With emojis becoming a universal digital language, this dataset helps researchers, marketers, and data analysts explore how people express emotions online and identify patterns in social media communication.
📌 Key Features: 😊 Emoji Details: Emoji 🎭: The specific emoji used in a post, comment, or message. Context 💬: The meaning or emotion associated with the emoji (e.g., Happy, Love, Funny, Sad). Platform 🌐: The social media platform where the emoji was used (e.g., Facebook, Instagram, Twitter). 👤 User Demographics: User Age 🎂: Age of the user who posted the emoji (ranges from 13 to 65 years).
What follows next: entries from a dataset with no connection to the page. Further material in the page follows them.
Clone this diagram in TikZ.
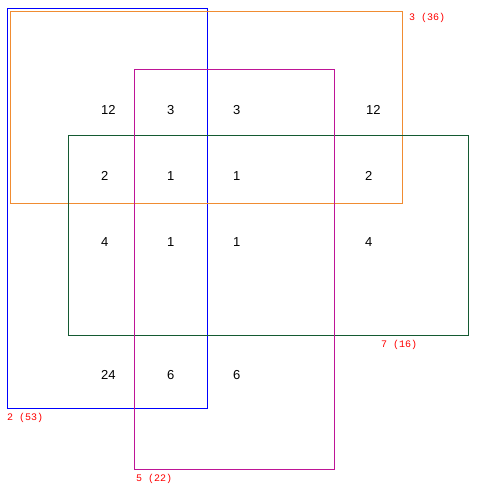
\documentclass[tikz,border=0pt]{standalone}
\usepackage{fontspec}
\setmainfont{Liberation Sans}
\newfontfamily\labfont{Liberation Mono}
\definecolor{cblue}{RGB}{0,0,255}
\definecolor{corange}{RGB}{240,140,50}
\definecolor{cmag}{RGB}{190,20,150}
\definecolor{cgreen}{RGB}{20,90,50}
\definecolor{cred}{RGB}{255,0,0}
\tikzset{
  setbox/.style={draw=#1, line width=1pt, inner sep=0pt, fill=none},
  cnt/.style={anchor=west, inner sep=0pt, font=\fontsize{13}{13}\selectfont, text=black},
  setlab/.style={anchor=west, inner sep=0pt, font=\labfont\fontsize{10}{10}\selectfont, text=cred}
}
\begin{document}
\begin{tikzpicture}[x=1pt,y=-1pt]
\useasboundingbox (0,0) rectangle (478,493);
\node[setbox=cblue, minimum width=200pt, minimum height=400pt] (s2) at (107.5,208.5) {};
\node[setbox=corange, minimum width=392pt, minimum height=192pt] (s3) at (206.5,107.5) {};
\node[setbox=cgreen, minimum width=400pt, minimum height=200pt] (s7) at (268.5,235.5) {};
\node[setbox=cmag, minimum width=200pt, minimum height=400pt] (s5) at (234.5,269.5) {};
% set labels
\node[setlab] (l3) at (409,18) {3 (36)};
\node[setlab] (l2) at (7,418) {2 (53)};
\node[setlab] (l5) at (136,479) {5 (22)};
\node[setlab] (l7) at (381,345) {7 (16)};
% counts row 1
\node[cnt] (r1a) at (101,110) {12};
\node[cnt] (r1b) at (167,110) {3};
\node[cnt] (r1c) at (233,110) {3};
\node[cnt] (r1d) at (366,110) {12};
% row 2
\node[cnt] (r2a) at (101,176) {2};
\node[cnt] (r2b) at (167,176) {1};
\node[cnt] (r2c) at (233,176) {1};
\node[cnt] (r2d) at (365,176) {2};
% row 3
\node[cnt] (r3a) at (101,242) {4};
\node[cnt] (r3b) at (167,242) {1};
\node[cnt] (r3c) at (233,242) {1};
\node[cnt] (r3d) at (365,242) {4};
% row 4
\node[cnt] (r4a) at (101,375) {24};
\node[cnt] (r4b) at (167,375) {6};
\node[cnt] (r4c) at (233,375) {6};
\end{tikzpicture}
\end{document}
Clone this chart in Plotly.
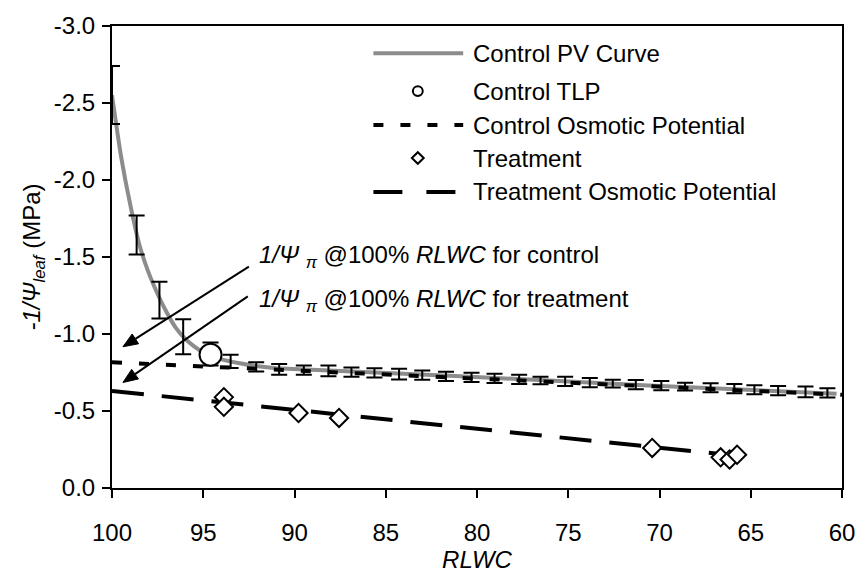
import math
import plotly.graph_objects as go

# ---------------- data ----------------
pv_x = [100, 99.5, 99, 98.5, 98, 97.5, 97, 96.5, 96, 95.5, 95, 94.5, 94, 93, 92, 91, 81.2, 70.9, 60.3]
pv_y = [-2.55, -2.15, -1.84, -1.58, -1.40, -1.26, -1.14, -1.04, -0.97, -0.92, -0.88, -0.855,
        -0.835, -0.81, -0.79, -0.778, -0.728, -0.667, -0.612]

ctrl_x = [100, 98.65, 97.4, 96.1, 94.6, 93.5, 92.1, 90.84, 89.49, 88.14, 86.88, 85.62, 84.27,
          83.0, 81.7, 80.3, 79.04, 77.69, 76.52, 75.17, 73.82, 72.56, 71.3, 69.9, 68.6, 67.2,
          65.9, 64.8, 63.5, 62.0, 60.8]
ctrl_y = [-2.552, -1.643, -1.22, -0.982, -0.87, -0.822, -0.786, -0.770, -0.765, -0.760, -0.752,
          -0.747, -0.740, -0.733, -0.725, -0.718, -0.712, -0.705, -0.698, -0.692, -0.685, -0.678,
          -0.672, -0.665, -0.658, -0.651, -0.645, -0.638, -0.632, -0.624, -0.617]
ctrl_err = [0.188, 0.127, 0.12, 0.113, 0.075, 0.043, 0.03, 0.035, 0.03, 0.035, 0.03, 0.03, 0.035,
            0.03, 0.03, 0.03, 0.03, 0.03, 0.025, 0.03, 0.03, 0.025, 0.03, 0.03, 0.025, 0.03, 0.03,
            0.03, 0.03, 0.035, 0.03]

tlp_x = [94.6]
tlp_y = [-0.865]

ctrl_osm_x = [100, 60]
ctrl_osm_y = [-0.816, -0.605]

trt_x = [93.87, 93.87, 89.78, 87.56, 70.4, 66.65, 66.16, 65.75]
trt_y = [-0.59, -0.527, -0.487, -0.455, -0.26, -0.199, -0.185, -0.216]

trt_osm_x = [100, 65.8]
trt_osm_y = [-0.63, -0.21]

x_ticks = [100, 95, 90, 85, 80, 75, 70, 65, 60]
x_ticklabels = ["100", "95", "90", "85", "80", "75", "70", "65", "60"]
y_ticks = [0, -0.5, -1.0, -1.5, -2.0, -2.5, -3.0]
y_ticklabels = ["0.0", "-0.5", "-1.0", "-1.5", "-2.0", "-2.5", "-3.0"]

legend_names = ["Control PV Curve", "Control TLP", "Control Osmotic Potential",
                "Treatment", "Treatment Osmotic Potential"]

# annotation arrows (head / tail in data units)
arrow_heads = [(99.4, -0.917), (99.4, -0.685)]
arrow_tails = [(92.5, -1.437), (92.56, -1.244)]

# ---------------- layout constants ----------------
W, H = 867, 579
L, R, T, B = 112, 15, 15, 88
PW, PH = W - L - R, H - T - B
FONT = "Liberation Sans, Arial, sans-serif"
FS = 24
GRAY = "#8c8c8c"
XR = [100, 60]
YR = [0, -3]


def px(xp):
    return (xp - L) / PW


def py(yp):
    return (H - B - yp) / PH


def dx2px(v):
    return L + (v - XR[0]) / (XR[1] - XR[0]) * PW


def dy2px(v):
    return H - B - (v - YR[0]) / (YR[1] - YR[0]) * PH


fig = go.Figure()

fig.add_trace(go.Scatter(x=pv_x, y=pv_y, mode="lines",
                         line=dict(color=GRAY, width=4, shape="spline", smoothing=0.6),
                         name=legend_names[0], showlegend=False, cliponaxis=False))
fig.add_trace(go.Scatter(x=ctrl_osm_x, y=ctrl_osm_y, mode="lines",
                         line=dict(color="black", width=4, dash="10px,17px"),
                         name=legend_names[2], showlegend=False))
fig.add_trace(go.Scatter(x=ctrl_x, y=ctrl_y, mode="markers",
                         marker=dict(size=2, color="rgba(0,0,0,0)"),
                         error_y=dict(type="data", array=ctrl_err, visible=True, color="black",
                                      thickness=2, width=8),
                         showlegend=False, cliponaxis=False))
fig.add_trace(go.Scatter(x=trt_osm_x, y=trt_osm_y, mode="lines",
                         line=dict(color="black", width=4, dash="32px,18px"),
                         name=legend_names[4], showlegend=False))
fig.add_trace(go.Scatter(x=trt_x, y=trt_y, mode="markers",
                         marker=dict(symbol="diamond", size=14, color="white",
                                     line=dict(color="black", width=2)),
                         name=legend_names[3], showlegend=False))
fig.add_trace(go.Scatter(x=tlp_x, y=tlp_y, mode="markers",
                         marker=dict(symbol="circle", size=22, color="white",
                                     line=dict(color="black", width=2)),
                         name=legend_names[1], showlegend=False))

shapes = []
annotations = []

# ---- custom legend ----
row_y = [43, 82, 117, 151, 186]
sx0, sx1, tx = 377, 468, 476
shapes.append(dict(type="line", xref="paper", yref="paper", x0=px(sx0), x1=px(sx1),
                   y0=py(row_y[0]), y1=py(row_y[0]), line=dict(color=GRAY, width=4)))
r = 5
shapes.append(dict(type="circle", xref="paper", yref="paper", x0=px(422 - r), x1=px(422 + r),
                   y0=py(row_y[1] - r), y1=py(row_y[1] + r), line=dict(color="black", width=2),
                   fillcolor="white"))
shapes.append(dict(type="line", xref="paper", yref="paper", x0=px(sx0), x1=px(sx1),
                   y0=py(row_y[2]), y1=py(row_y[2]),
                   line=dict(color="black", width=4, dash="10px,17px")))
d = 6
cx, cy = 422, row_y[3]
shapes.append(dict(type="path", xref="paper", yref="paper",
                   path=f"M{px(cx - d)},{py(cy)} L{px(cx)},{py(cy - d)} L{px(cx + d)},{py(cy)} L{px(cx)},{py(cy + d)} Z",
                   line=dict(color="black", width=2), fillcolor="white"))
shapes.append(dict(type="line", xref="paper", yref="paper", x0=px(sx0), x1=px(sx1),
                   y0=py(row_y[4]), y1=py(row_y[4]),
                   line=dict(color="black", width=4, dash="29px,24px")))
for name, yy in zip(legend_names, row_y):
    annotations.append(dict(text=name, xref="paper", yref="paper", x=px(tx), y=py(yy),
                            xanchor="left", yanchor="middle", showarrow=False,
                            font=dict(family=FONT, size=FS, color="black")))

# ---- arrows drawn as shapes ----
HEAD_LEN, HEAD_HALF = 15, 6
for (hx, hy), (tx_, ty_) in zip(arrow_heads, arrow_tails):
    hpx, hpy = dx2px(hx), dy2px(hy)
    tpx, tpy = dx2px(tx_), dy2px(ty_)
    vx, vy = hpx - tpx, hpy - tpy
    n = math.hypot(vx, vy)
    ux, uy = vx / n, vy / n
    bx, by = hpx - HEAD_LEN * ux, hpy - HEAD_LEN * uy
    shapes.append(dict(type="line", xref="paper", yref="paper", x0=px(tpx), y0=py(tpy),
                       x1=px(bx), y1=py(by), line=dict(color="black", width=2)))
    p1 = (bx - HEAD_HALF * uy, by + HEAD_HALF * ux)
    p2 = (bx + HEAD_HALF * uy, by - HEAD_HALF * ux)
    shapes.append(dict(type="path", xref="paper", yref="paper",
                       path=f"M{px(hpx)},{py(hpy)} L{px(p1[0])},{py(p1[1])} L{px(p2[0])},{py(p2[1])} Z",
                       line=dict(color="black", width=1), fillcolor="black"))

annotations.append(dict(text="<i>1/Ψ</i> <sub><i>π</i></sub> @100% <i>RLWC</i> for control",
                        xref="paper", yref="paper", x=px(259), y=py(252), xanchor="left", yanchor="middle",
                        showarrow=False, font=dict(family=FONT, size=FS, color="black")))
annotations.append(dict(text="<i>1/Ψ</i> <sub><i>π</i></sub> @100% <i>RLWC</i> for treatment",
                        xref="paper", yref="paper", x=px(259), y=py(298), xanchor="left", yanchor="middle",
                        showarrow=False, font=dict(family=FONT, size=FS, color="black")))

axis_common = dict(showgrid=False, zeroline=False, showline=True, linecolor="black", linewidth=2,
                   mirror=True, ticks="outside", ticklen=8, tickwidth=2, tickcolor="black",
                   tickfont=dict(family=FONT, size=FS, color="black"))

fig.update_layout(
    width=W, height=H,
    margin=dict(l=L, r=R, t=T, b=B),
    plot_bgcolor="white", paper_bgcolor="white",
    showlegend=False,
    shapes=shapes, annotations=annotations,
    xaxis=dict(range=XR, tickvals=x_ticks, ticktext=x_ticklabels, ticklabelstandoff=14,
               title=dict(text="<i>RLWC</i>", font=dict(family=FONT, size=FS, color="black"), standoff=4),
               **axis_common),
    yaxis=dict(range=YR, tickvals=y_ticks, ticktext=y_ticklabels, ticklabelstandoff=2,
               title=dict(text="<i>-1/Ψ</i><sub><i>leaf</i></sub> (MPa)",
                          font=dict(family=FONT, size=FS, color="black"), standoff=6),
               **axis_common),
)

fig.write_html("out.html")
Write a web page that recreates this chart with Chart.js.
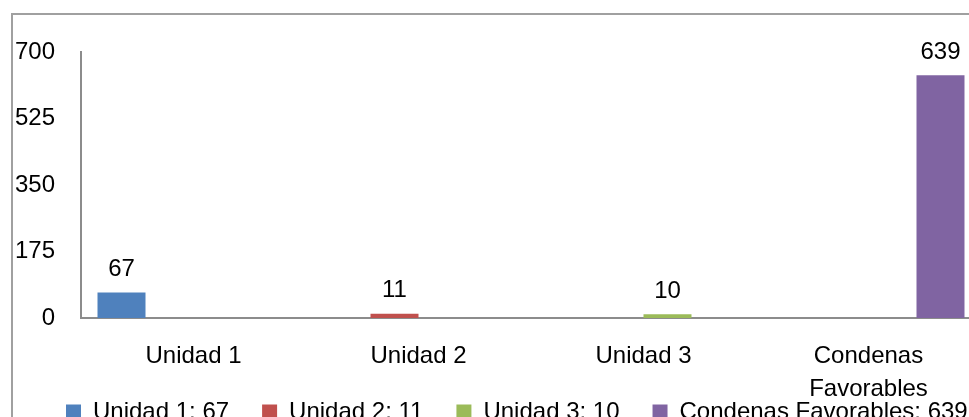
<!DOCTYPE html>
<html>
<head>
<meta charset="utf-8">
<script src="https://cdn.jsdelivr.net/npm/chart.js@4.4.1/dist/chart.umd.min.js"></script>
<style>
  html, body { margin: 0; padding: 0; background: #ffffff; overflow: hidden; width: 969px; height: 417px; }
  #frame { position: absolute; left: 11px; top: 13px; width: 2000px; height: 1000px; border: 2px solid #a0a0a0; box-sizing: border-box; }
  #c { position: absolute; left: 0; top: 0; }
</style>
</head>
<body>
<div id="frame"></div>
<canvas id="c" width="1020" height="434" style="width:1020px;height:434px"></canvas>
<script>
// ---- data ----
const categories = ['Unidad 1', 'Unidad 2', 'Unidad 3', ['Condenas', 'Favorables']];
const seriesNames = ['Unidad 1', 'Unidad 2', 'Unidad 3', 'Condenas Favorables'];
const unidad1 = [67, null, null, null];
const unidad2 = [null, 11, null, null];
const unidad3 = [null, null, 10, null];
const condenasFavorables = [null, null, null, 639];
const yTicks = [0, 175, 350, 525, 700];
const seriesColors = ['#4F81BD', '#C0504D', '#9BBB59', '#8064A2'];

const FONT = "'Liberation Sans', Arial, sans-serif";
const FS = 24;

const seriesValues = [unidad1, unidad2, unidad3, condenasFavorables];
const datasets = seriesValues.map((vals, i) => {
  const total = vals.reduce((a, v) => a + (v == null ? 0 : v), 0);
  return {
    label: seriesNames[i] + ': ' + total,
    data: vals,
    backgroundColor: seriesColors[i],
    borderWidth: 0,
    categoryPercentage: 0.8533,
    barPercentage: 1.0,
    yAxisID: 'y'
  };
});

const valueLabels = {
  id: 'valueLabels',
  afterDatasetsDraw(chart) {
    const ctx = chart.ctx;
    ctx.save();
    ctx.font = FS + 'px ' + FONT;
    ctx.fillStyle = '#000000';
    ctx.textAlign = 'center';
    ctx.textBaseline = 'middle';
    chart.data.datasets.forEach((ds, i) => {
      const meta = chart.getDatasetMeta(i);
      meta.data.forEach((bar, j) => {
        const v = ds.data[j];
        if (v == null) return;
        ctx.fillText(String(v), bar.x, bar.y - 23);
      });
    });
    ctx.restore();
  }
};

// let tick labels draw outside the (narrow) axis boxes instead of being clipped
const unclipLabels = {
  id: 'unclipLabels',
  afterLayout(chart) {
    chart.scales.y.left = 0;
    chart.scales.x.bottom = chart.height;
  }
};

new Chart(document.getElementById('c'), {
  type: 'bar',
  data: { labels: categories, datasets: datasets },
  options: {
    responsive: false,
    animation: false,
    devicePixelRatio: 1,
    layout: { padding: { left: 33, right: 9, top: 52, bottom: 0 } },
    plugins: {
      tooltip: { enabled: false },
      legend: {
        position: 'bottom',
        align: 'start',
        labels: {
          boxWidth: 15,
          boxHeight: 15,
          padding: 33,
          color: '#000000',
          font: { family: FONT, size: FS }
        }
      }
    },
    scales: {
      x: {
        grid: { display: false, drawTicks: false },
        border: { display: true, color: '#8c8c8c', width: 2 },
        ticks: {
          color: '#000000',
          padding: 22,
          maxRotation: 0,
          autoSkip: false,
          font: { family: FONT, size: FS, lineHeight: 1.375 }
        },
        afterFit: (s) => { s.height = 49; }
      },
      y: {
        min: 0,
        max: 700,
        afterBuildTicks: (s) => { s.ticks = yTicks.map(v => ({ value: v })); },
        grid: { display: false, drawTicks: false },
        border: { display: true, color: '#8c8c8c', width: 2 },
        ticks: {
          color: '#000000',
          padding: 26,
          font: { family: FONT, size: FS }
        },
        afterFit: (s) => { s.width = 48; }
      },
      yR: {
        type: 'linear',
        position: 'right',
        display: true,
        grid: { display: false, drawTicks: false },
        border: { display: false },
        ticks: { display: false },
        afterFit: (s) => { s.width = 30; }
      }
    }
  },
  plugins: [valueLabels, unclipLabels]
});
</script>
</body>
</html>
User Gender 🚻: Gender of the user (Male/Female). 📈 Additional Insights: Emoji Popularity 🔥: Frequency of each emoji’s usage across platforms. Trends Over Time 📅: How emoji usage changes based on trends or events. Regional Usage Patterns 🌍: How different cultures and regions use emojis differently. 📊 Use Cases & Applications: 🔹 Understanding emoji trends across social media 🔹 Analyzing emotional expression through digital communication 🔹 Exploring demographic differences in emoji usage 🔹 Identifying platform-specific emoji preferences 🔹 Enhancing sentiment analysis models with emoji insights
⚠️ Important Note: This dataset is synthetically generated for educational and analytical purposes. It does not contain real user data but is designed to reflect real-world trends in emoji usage.